■ Supplied information
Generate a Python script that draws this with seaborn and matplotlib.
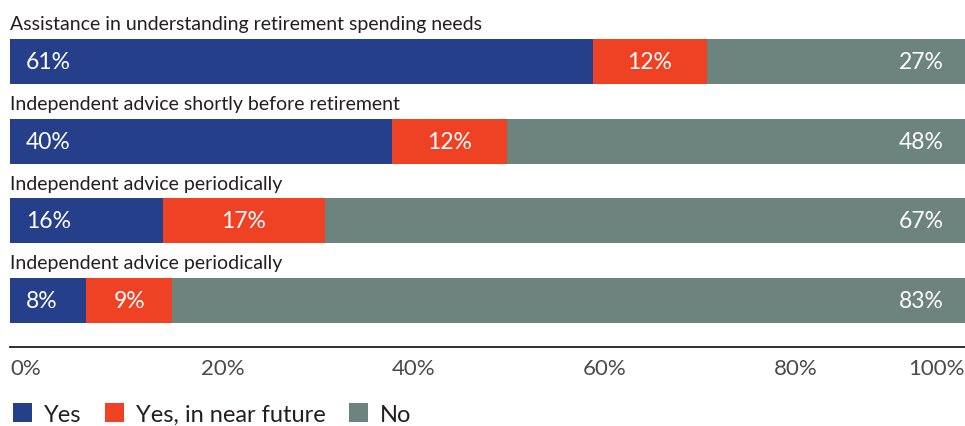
import matplotlib
matplotlib.use("Agg")
import matplotlib.pyplot as plt
import seaborn as sns
import pandas as pd
from matplotlib.patches import Patch

# ---- data ----
categories = [
    "Assistance in understanding retirement spending needs",
    "Independent advice shortly before retirement",
    "Independent advice periodically",
    "Independent advice periodically",
]
yes = [61, 40, 16, 8]
yes_near = [12, 12, 17, 9]
no = [27, 48, 67, 83]
series_names = ["Yes", "Yes, in near future", "No"]
tick_values = [0, 20, 40, 60, 80, 100]
tick_labels = ["0%", "20%", "40%", "60%", "80%", "100%"]

colors = ["#263f8a", "#ef4124", "#6d837e"]
text_dark = "#231f20"

sns.set_theme(style="white")
plt.rcParams["font.family"] = ["Lato", "DejaVu Sans"]

W, H = 965, 427
fig = plt.figure(figsize=(W / 100, H / 100), dpi=100)
ax = fig.add_axes([10 / W, 1 - 348 / H, 955 / W, (348 - 40) / H])

df = pd.DataFrame({"row": list(range(len(categories))), "cat": categories,
                   "yes": yes, "near": yes_near, "no": no})
df["c1"] = df["yes"]
df["c2"] = df["yes"] + df["near"]
df["c3"] = df["c2"] + df["no"]

bar_w = 0.565
for col, color in [("c3", colors[2]), ("c2", colors[1]), ("c1", colors[0])]:
    sns.barplot(data=df, x=col, y="row", orient="h", color=color, saturation=1,
                width=bar_w, edgecolor="none", linewidth=0, ax=ax)

ax.set_xlim(0, 100)
ax.set_ylim(3.5835, -0.2824)

px = 100 / 955.0  # data units per pixel in x
label_fs = 16.5
for i, row in df.iterrows():
    ax.text(0, i - bar_w / 2 - 0.12, row["cat"], ha="left", va="baseline",
            fontsize=14, color=text_dark, clip_on=False)
    ax.text(16 * px, i, f"{row['yes']}%", ha="left", va="center",
            fontsize=label_fs, color="white")
    ax.text(row["yes"] + row["near"] / 2, i, f"{row['near']}%", ha="center",
            va="center", fontsize=label_fs, color="white")
    ax.text(100 - 21 * px, i, f"{row['no']}%", ha="right", va="center",
            fontsize=label_fs, color="white")

ax.set_xlabel("")
ax.set_ylabel("")
ax.set_yticks([])
ax.set_xticks(tick_values)
ax.set_xticklabels(tick_labels, fontsize=16, color="#4a4a4a", fontweight="normal")
for j, tl in enumerate(ax.get_xticklabels()):
    tl.set_ha("right" if j == len(tick_values) - 1 else "left")
ax.tick_params(axis="x", length=0, pad=8)

for s in ["top", "right", "left"]:
    ax.spines[s].set_visible(False)
ax.spines["bottom"].set_color(text_dark)
ax.spines["bottom"].set_linewidth(1.3)
ax.grid(False)

handles = [Patch(facecolor=c, edgecolor="none") for c in colors]
fig.legend(handles, series_names, loc="lower left", bbox_to_anchor=(4 / W, -8 / H),
           ncol=3, frameon=False, fontsize=17, handlelength=0.8, handleheight=0.85,
           handletextpad=0.5, columnspacing=1.0, labelcolor=text_dark,
           borderaxespad=0)

fig.savefig("out.png", dpi=100)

■ What is expected
Leave the images out and output the remaining material exactly as it stands.

■ Result
Generate a Python script that draws this with seaborn and matplotlib.
import matplotlib
matplotlib.use("Agg")
import matplotlib.pyplot as plt
import seaborn as sns
import pandas as pd
from matplotlib.patches import Patch

# ---- data ----
categories = [
    "Assistance in understanding retirement spending needs",
    "Independent advice shortly before retirement",
    "Independent advice periodically",
    "Independent advice periodically",
]
yes = [61, 40, 16, 8]
yes_near = [12, 12, 17, 9]
no = [27, 48, 67, 83]
series_names = ["Yes", "Yes, in near future", "No"]
tick_values = [0, 20, 40, 60, 80, 100]
tick_labels = ["0%", "20%", "40%", "60%", "80%", "100%"]

colors = ["#263f8a", "#ef4124", "#6d837e"]
text_dark = "#231f20"

sns.set_theme(style="white")
plt.rcParams["font.family"] = ["Lato", "DejaVu Sans"]

W, H = 965, 427
fig = plt.figure(figsize=(W / 100, H / 100), dpi=100)
ax = fig.add_axes([10 / W, 1 - 348 / H, 955 / W, (348 - 40) / H])

df = pd.DataFrame({"row": list(range(len(categories))), "cat": categories,
                   "yes": yes, "near": yes_near, "no": no})
df["c1"] = df["yes"]
df["c2"] = df["yes"] + df["near"]
df["c3"] = df["c2"] + df["no"]

bar_w = 0.565
for col, color in [("c3", colors[2]), ("c2", colors[1]), ("c1", colors[0])]:
    sns.barplot(data=df, x=col, y="row", orient="h", color=color, saturation=1,
                width=bar_w, edgecolor="none", linewidth=0, ax=ax)

ax.set_xlim(0, 100)
ax.set_ylim(3.5835, -0.2824)

px = 100 / 955.0  # data units per pixel in x
label_fs = 16.5
for i, row in df.iterrows():
    ax.text(0, i - bar_w / 2 - 0.12, row["cat"], ha="left", va="baseline",
            fontsize=14, color=text_dark, clip_on=False)
    ax.text(16 * px, i, f"{row['yes']}%", ha="left", va="center",
            fontsize=label_fs, color="white")
    ax.text(row["yes"] + row["near"] / 2, i, f"{row['near']}%", ha="center",
            va="center", fontsize=label_fs, color="white")
    ax.text(100 - 21 * px, i, f"{row['no']}%", ha="right", va="center",
            fontsize=label_fs, color="white")

ax.set_xlabel("")
ax.set_ylabel("")
ax.set_yticks([])
ax.set_xticks(tick_values)
ax.set_xticklabels(tick_labels, fontsize=16, color="#4a4a4a", fontweight="normal")
for j, tl in enumerate(ax.get_xticklabels()):
    tl.set_ha("right" if j == len(tick_values) - 1 else "left")
ax.tick_params(axis="x", length=0, pad=8)

for s in ["top", "right", "left"]:
    ax.spines[s].set_visible(False)
ax.spines["bottom"].set_color(text_dark)
ax.spines["bottom"].set_linewidth(1.3)
ax.grid(False)

handles = [Patch(facecolor=c, edgecolor="none") for c in colors]
fig.legend(handles, series_names, loc="lower left", bbox_to_anchor=(4 / W, -8 / H),
           ncol=3, frameon=False, fontsize=17, handlelength=0.8, handleheight=0.85,
           handletextpad=0.5, columnspacing=1.0, labelcolor=text_dark,
           borderaxespad=0)

fig.savefig("out.png", dpi=100)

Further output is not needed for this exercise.